No sé con certeza si almorzó mojarra, pero a las dos semanas tomé un taxi desde el centro de Bogotá en dirección al centro comercial Gran Estación. Llovía duro, como siempre. El taxista me habló de los trancones y yo le respondía con monosílabos o emitía algún sonido de afirmación para no entrar en conversación. Su mirada en repetidas ocasiones me perseguía por el retrovisor hasta que se decidió a contarme su historia. Era lunes, y el día anterior tuvo que ir de urgencia a comprarle un inhalador a su hija que sufre de asma. Llegó sobre las 8:00 de la noche a una droguería 24 horas. Recuerdo que en ese momento pensé que nuestro deporte nacional debería ser la charla.
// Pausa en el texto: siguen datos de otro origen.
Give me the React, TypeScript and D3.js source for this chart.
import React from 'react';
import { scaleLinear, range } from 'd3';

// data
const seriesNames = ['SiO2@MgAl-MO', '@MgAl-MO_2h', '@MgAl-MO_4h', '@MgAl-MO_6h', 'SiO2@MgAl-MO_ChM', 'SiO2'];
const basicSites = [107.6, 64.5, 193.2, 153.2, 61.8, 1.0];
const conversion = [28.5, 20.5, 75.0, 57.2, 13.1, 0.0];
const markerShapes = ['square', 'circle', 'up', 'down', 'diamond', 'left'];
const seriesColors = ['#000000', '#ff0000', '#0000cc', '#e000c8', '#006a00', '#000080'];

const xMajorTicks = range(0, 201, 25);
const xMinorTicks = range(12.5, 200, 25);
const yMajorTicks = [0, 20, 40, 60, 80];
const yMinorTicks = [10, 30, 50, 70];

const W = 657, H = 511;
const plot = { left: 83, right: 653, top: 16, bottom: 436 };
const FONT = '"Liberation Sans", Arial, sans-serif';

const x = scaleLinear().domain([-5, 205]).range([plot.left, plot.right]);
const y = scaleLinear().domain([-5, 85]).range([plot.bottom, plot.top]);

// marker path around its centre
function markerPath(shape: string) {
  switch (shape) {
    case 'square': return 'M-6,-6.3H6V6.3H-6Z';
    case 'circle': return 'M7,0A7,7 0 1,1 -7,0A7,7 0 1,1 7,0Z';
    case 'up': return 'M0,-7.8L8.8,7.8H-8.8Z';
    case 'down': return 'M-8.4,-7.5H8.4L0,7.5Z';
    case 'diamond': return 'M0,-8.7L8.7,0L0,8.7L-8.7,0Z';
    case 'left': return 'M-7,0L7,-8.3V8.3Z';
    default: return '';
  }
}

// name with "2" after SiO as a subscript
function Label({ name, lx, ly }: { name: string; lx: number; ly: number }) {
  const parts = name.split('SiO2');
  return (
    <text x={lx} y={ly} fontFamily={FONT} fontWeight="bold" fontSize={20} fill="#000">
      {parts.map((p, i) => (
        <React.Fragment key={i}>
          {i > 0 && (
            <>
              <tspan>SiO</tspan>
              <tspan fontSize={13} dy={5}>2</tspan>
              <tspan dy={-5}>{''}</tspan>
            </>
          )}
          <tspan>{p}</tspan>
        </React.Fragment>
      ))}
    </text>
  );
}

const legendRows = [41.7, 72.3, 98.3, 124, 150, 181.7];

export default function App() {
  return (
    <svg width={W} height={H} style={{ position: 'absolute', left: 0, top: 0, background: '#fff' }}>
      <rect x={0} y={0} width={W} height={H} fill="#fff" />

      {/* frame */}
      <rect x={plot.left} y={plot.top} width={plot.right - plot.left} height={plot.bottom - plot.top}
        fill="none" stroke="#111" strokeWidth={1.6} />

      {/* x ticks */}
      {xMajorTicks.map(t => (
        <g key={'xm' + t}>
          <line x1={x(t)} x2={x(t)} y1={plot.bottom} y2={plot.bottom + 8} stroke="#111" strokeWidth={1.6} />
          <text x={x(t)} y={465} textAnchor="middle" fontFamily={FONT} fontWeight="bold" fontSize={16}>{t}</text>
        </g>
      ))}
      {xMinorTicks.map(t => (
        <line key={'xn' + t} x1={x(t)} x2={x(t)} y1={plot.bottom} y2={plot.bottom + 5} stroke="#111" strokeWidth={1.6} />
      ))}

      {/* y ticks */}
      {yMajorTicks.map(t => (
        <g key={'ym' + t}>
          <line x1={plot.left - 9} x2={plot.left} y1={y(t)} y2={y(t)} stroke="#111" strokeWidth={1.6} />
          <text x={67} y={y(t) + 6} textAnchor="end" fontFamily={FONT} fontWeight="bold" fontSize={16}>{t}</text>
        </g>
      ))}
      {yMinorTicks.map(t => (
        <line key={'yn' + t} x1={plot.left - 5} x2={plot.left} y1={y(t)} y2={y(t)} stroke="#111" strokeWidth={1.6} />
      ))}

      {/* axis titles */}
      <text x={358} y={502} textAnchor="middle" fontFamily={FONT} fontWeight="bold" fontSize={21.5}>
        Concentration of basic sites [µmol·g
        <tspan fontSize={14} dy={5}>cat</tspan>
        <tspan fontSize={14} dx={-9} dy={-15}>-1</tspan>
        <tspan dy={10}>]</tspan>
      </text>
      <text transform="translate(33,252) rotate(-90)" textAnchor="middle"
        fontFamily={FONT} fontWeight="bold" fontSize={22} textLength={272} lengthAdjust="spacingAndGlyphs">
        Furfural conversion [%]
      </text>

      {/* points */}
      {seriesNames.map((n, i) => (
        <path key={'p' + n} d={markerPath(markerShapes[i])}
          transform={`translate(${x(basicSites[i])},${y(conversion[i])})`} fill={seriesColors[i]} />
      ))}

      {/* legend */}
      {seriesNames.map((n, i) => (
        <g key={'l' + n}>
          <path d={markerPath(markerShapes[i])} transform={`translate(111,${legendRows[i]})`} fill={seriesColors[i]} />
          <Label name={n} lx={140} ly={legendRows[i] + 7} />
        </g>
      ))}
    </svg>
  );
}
–Llovía durísimo mi hermano y yo llegué empapado pero mi hija estaba mal. Entré, esperé mi turno y un viejito nada que guardaba las vueltas. Se demoró. Yo me aceleré y le pedí el inhalador al man de la droguería. Él me lo trajo, pero me dijo que no tenía sencillo para un billete de $50.000. Yo no tenía ni un peso más. El viejito demorado vio mi cara de angustia y con paciencia sacó el dinero para cancelar mi factura. Y para rematar me entregó una sonrisa.
El taxista jura que en ningún momento le contó la historia de su hija, pero que en esa sonrisa de la vejez sintió un guiño de Dios. Quien puso al abuelo ahí, en ese lugar, a esa hora, un domingo, para que pudiera obrar y entregar alegrías. Estos dos personajes confesaron que al mirar al cielo, en esos momentos, sintieron que Dios les devolvía una sonrisa que los llenó de tranquilidad.

No importa si es una mojarra o una cuenta, en ocasiones el acelere de la vida no nos permite visualizar el detalle, pequeño por demás, que se transforma en un guiño divino, en una sonrisa celestial.